Y menos de dos horas más tarde, el procurador en cuestión – funcionario pretendidamente independiente en el ejercicio de su responsabilidad– ya había acogido la sugerencia y solicitado a la fiscalía abrirle una investigación a Olaechea por el presunto delito de usurpación de funciones… Es que las sugerencias de un presidente bruscamente dueño de un poder sin contrapesos son difíciles de rechazar.
La verdad, no obstante, es que si la demanda partía de la premisa de que el Parlamento no había sido disuelto con arreglo a la Constitución, era lógico que Olaechea se presentase como su presidente para plantearla. Y no le tocaba a Vizcarra, sino al TC, interpretar la pertinencia legal del acto.

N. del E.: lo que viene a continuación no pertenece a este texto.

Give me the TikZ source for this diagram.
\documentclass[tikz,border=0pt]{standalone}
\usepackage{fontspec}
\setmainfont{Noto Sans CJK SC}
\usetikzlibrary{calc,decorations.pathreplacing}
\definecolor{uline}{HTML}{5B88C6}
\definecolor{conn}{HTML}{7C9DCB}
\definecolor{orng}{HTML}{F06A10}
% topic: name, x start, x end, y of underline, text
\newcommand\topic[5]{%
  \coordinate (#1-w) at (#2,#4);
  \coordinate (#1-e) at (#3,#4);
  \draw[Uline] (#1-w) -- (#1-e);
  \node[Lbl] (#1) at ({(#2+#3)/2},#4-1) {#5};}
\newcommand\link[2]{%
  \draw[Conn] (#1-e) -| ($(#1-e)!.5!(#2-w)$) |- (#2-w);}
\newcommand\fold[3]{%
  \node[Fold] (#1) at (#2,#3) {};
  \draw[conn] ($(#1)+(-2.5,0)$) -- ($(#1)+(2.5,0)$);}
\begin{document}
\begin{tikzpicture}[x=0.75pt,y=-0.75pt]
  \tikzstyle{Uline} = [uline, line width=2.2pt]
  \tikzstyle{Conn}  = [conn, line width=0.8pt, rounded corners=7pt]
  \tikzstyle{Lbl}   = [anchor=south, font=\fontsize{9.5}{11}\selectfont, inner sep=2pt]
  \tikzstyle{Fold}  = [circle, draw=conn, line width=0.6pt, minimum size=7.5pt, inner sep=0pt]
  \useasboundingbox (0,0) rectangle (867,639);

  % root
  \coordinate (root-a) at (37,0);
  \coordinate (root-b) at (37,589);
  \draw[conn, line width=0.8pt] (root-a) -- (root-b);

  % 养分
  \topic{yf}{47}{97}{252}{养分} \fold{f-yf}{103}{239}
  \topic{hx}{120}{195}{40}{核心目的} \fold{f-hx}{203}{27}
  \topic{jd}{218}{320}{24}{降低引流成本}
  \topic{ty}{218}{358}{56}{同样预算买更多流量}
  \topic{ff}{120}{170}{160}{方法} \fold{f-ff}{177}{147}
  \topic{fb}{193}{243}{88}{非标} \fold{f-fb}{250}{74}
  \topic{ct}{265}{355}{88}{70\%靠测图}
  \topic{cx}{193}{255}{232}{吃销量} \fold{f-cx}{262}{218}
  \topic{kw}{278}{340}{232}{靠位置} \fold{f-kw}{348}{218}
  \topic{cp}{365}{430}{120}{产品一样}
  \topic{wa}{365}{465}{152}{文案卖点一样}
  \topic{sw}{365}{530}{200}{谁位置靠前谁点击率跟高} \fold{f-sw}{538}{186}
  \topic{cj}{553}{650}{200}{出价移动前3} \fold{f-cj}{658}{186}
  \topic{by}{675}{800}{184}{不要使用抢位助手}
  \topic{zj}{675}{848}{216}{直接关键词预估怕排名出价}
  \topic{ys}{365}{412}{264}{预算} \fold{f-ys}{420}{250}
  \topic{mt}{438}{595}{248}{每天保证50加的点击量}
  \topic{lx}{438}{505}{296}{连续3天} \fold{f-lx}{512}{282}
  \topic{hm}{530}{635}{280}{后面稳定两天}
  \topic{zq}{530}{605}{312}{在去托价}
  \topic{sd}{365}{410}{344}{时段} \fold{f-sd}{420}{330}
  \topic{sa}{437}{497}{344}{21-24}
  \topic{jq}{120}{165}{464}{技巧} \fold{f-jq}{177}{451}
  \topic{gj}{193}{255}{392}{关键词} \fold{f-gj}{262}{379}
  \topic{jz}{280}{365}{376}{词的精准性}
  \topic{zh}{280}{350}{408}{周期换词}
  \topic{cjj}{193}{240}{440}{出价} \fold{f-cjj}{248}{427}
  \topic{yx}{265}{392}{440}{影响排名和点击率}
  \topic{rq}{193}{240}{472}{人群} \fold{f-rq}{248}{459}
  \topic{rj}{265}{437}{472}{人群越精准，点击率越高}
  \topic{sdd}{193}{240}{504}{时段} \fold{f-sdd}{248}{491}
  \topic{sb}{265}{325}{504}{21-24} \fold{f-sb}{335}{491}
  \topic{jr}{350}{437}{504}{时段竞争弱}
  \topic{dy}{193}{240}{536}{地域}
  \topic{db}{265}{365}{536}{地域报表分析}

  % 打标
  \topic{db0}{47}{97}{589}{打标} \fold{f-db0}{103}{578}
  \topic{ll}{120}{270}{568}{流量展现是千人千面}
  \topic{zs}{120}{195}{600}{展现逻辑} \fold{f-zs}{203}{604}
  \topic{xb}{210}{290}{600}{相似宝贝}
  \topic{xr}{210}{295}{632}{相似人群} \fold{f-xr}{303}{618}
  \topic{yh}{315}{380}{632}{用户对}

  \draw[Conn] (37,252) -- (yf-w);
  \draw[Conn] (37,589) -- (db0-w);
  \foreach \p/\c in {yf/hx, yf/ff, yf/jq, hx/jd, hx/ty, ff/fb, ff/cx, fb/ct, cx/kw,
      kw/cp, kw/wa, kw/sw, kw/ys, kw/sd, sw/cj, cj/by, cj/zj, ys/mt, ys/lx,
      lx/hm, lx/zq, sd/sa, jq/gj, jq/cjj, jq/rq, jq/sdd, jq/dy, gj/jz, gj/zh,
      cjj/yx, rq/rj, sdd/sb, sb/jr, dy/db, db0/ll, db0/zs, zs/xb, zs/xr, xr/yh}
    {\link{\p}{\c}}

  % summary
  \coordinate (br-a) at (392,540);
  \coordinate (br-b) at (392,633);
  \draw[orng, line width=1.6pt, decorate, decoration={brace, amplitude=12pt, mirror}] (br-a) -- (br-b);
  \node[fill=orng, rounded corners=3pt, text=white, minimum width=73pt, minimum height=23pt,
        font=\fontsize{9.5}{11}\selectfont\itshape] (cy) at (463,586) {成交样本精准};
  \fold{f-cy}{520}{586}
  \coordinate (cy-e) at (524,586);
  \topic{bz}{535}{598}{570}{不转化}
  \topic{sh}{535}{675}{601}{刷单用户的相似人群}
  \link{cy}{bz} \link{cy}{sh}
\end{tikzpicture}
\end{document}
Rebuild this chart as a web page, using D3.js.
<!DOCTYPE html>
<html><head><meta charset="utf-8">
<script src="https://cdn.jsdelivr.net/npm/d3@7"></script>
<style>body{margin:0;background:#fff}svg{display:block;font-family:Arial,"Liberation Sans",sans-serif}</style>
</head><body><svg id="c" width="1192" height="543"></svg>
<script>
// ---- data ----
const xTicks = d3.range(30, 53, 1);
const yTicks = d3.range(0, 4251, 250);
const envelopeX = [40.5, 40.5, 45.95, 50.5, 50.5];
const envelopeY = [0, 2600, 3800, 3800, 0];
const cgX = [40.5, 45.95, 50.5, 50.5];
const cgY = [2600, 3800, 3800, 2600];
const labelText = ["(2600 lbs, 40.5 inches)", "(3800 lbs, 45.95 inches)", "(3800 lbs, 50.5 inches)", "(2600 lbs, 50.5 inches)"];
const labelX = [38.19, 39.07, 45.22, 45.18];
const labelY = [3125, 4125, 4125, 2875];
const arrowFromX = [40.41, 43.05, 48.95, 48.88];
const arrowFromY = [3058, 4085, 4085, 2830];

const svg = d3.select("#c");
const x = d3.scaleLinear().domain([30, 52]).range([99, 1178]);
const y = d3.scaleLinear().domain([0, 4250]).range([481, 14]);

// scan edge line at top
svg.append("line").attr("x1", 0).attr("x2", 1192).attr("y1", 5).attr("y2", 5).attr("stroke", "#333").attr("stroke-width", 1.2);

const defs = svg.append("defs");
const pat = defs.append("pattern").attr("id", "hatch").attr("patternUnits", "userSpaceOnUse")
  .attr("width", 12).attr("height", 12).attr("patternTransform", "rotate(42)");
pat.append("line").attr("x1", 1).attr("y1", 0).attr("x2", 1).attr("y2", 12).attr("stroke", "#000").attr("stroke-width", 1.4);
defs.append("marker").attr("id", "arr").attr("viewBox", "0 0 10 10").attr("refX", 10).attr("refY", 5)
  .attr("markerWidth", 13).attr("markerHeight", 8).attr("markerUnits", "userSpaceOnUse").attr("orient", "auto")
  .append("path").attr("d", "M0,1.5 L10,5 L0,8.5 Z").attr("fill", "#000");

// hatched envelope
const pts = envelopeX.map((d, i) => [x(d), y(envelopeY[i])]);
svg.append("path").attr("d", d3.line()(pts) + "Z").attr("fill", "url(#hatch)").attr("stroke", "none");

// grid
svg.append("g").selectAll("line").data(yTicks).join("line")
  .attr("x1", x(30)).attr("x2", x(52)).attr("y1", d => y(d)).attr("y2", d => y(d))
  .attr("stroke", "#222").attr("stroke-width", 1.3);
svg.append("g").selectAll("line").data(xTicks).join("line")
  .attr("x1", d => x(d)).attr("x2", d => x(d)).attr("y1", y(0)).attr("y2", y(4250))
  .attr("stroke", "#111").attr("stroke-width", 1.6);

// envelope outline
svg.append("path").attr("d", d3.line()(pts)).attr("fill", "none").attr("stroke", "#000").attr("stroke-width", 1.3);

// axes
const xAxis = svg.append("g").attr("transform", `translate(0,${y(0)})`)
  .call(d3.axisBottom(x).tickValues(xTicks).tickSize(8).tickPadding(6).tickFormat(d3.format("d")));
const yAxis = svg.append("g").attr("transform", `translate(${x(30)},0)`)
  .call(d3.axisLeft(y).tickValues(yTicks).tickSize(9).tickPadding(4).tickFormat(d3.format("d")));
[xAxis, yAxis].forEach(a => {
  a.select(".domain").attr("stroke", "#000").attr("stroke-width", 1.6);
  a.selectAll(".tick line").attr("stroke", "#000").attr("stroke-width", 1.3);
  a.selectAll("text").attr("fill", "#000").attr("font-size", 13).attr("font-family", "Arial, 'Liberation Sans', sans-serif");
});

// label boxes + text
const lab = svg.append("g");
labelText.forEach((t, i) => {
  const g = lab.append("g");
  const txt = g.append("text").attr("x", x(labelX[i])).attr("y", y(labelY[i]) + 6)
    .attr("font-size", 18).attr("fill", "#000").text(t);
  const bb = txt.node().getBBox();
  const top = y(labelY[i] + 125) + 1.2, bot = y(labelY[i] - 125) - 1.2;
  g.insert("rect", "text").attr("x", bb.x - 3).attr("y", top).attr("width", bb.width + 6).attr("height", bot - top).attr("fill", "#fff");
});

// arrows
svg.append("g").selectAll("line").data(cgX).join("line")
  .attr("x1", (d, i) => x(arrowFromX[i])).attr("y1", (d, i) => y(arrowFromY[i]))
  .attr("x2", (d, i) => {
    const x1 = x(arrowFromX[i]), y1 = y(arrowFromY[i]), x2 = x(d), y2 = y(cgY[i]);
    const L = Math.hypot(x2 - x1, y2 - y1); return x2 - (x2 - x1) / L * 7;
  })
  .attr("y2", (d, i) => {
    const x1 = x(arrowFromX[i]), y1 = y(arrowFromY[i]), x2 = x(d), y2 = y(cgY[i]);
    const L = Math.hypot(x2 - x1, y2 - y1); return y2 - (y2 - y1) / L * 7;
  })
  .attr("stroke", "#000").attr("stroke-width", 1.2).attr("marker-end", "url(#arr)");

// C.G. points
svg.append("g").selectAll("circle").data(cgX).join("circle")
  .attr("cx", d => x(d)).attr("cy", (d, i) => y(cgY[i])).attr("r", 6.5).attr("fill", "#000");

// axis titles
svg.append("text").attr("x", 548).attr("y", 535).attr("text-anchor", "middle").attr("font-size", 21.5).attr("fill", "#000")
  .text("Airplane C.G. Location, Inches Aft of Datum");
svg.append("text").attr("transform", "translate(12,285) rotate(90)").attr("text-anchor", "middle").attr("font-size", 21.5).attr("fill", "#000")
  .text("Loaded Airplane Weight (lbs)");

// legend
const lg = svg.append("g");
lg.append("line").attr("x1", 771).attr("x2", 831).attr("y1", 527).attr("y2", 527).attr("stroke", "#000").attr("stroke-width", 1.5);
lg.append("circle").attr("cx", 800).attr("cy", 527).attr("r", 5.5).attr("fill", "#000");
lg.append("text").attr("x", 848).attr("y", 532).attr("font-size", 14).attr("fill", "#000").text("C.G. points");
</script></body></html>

De hecho, al anunciar días después un pleno para considerar la admisibilidad de la demanda, el titular de esa institución, Ernesto Blume, dejó descolocado al mandatario, pues estaba comunicándole a la ciudadanía que aquello de la “usurpación” todavía estaba en veremos.
Sin duda, alguien debió advertirle al presidente que había desbarrado, porque no volvió a utilizar la temeraria terminología para referirse al demandante.
Las ménades y los coribantes del nuevo culto, sin embargo, no se dejaron intimidar por esos inconvenientes legales y se lanzaron en delirio tras el ‘usurpador’ con antorchas y trinches, ratificando la sentencia por aclamación. El jefe de Estado había desatado un linchamiento simbólico y simplemente ya no había marcha atrás: una escena que grafica muy bien la situación general que estamos viviendo.
—Empujón fáctico—
A un año y medio de haber asumido la presidencia, es evidente que Vizcarra no tiene idea alguna de hacia dónde encaminar el país. La entrevista que le concedió recientemente a la colega María Alejandra Campos –y en la que tres veces no supo qué responder ante la pregunta de cuáles eran sus planes concretos para estos cuatro meses en lo que gobernará vía decretos de urgencia– es tremendamente elocuente al respecto.
En ese sentido, es posible que él no iniciara esta literal aventura con el afán de ejercer un poder sin límites. Pero la dinámica de los hechos y el batir de palmas de la claque siempre acaban imponiendo su lógica. Y en un gobierno con las características del actual, el abuso y la arbitrariedad no tardan en manifestarse.
Por eso, tras la disolución, el presidente sintió que podía volver a colocar a su amigo Edmer Trujillo en el Ministerio de Transportes, a pesar de la vergüenza que fue su gestión anterior. Por eso no dice nada ahora sobre las acusaciones de nepotismo que pesan sobre su ministro de Desarrollo e Inclusión Social, Jorge Meléndez. Por eso anuncia que, a falta de Congreso, cuando el actual Gabinete tenga listo su plan de trabajo lo presentará ante alguna instancia que él se inventará para la ocasión. Por eso le ‘sugiere’ al Jurado Nacional de Elecciones cuáles son las prohibiciones que deberían aplicarse en las elecciones del 2020. Y por eso sentencia que Olaechea es “usurpador” y empuja ‘fácticamente’ al procurador a denunciarlo por ese delito.
Si alguien quisiera poner en evidencia ante la opinión pública los riesgos de tener un gobierno sin Parlamento, debería dedicarse a denunciar sistemáticamente esos brotes de autoritarismo, en lugar de avanzar en su empeño por ensayo y error, incidiendo sobre todo en esto último.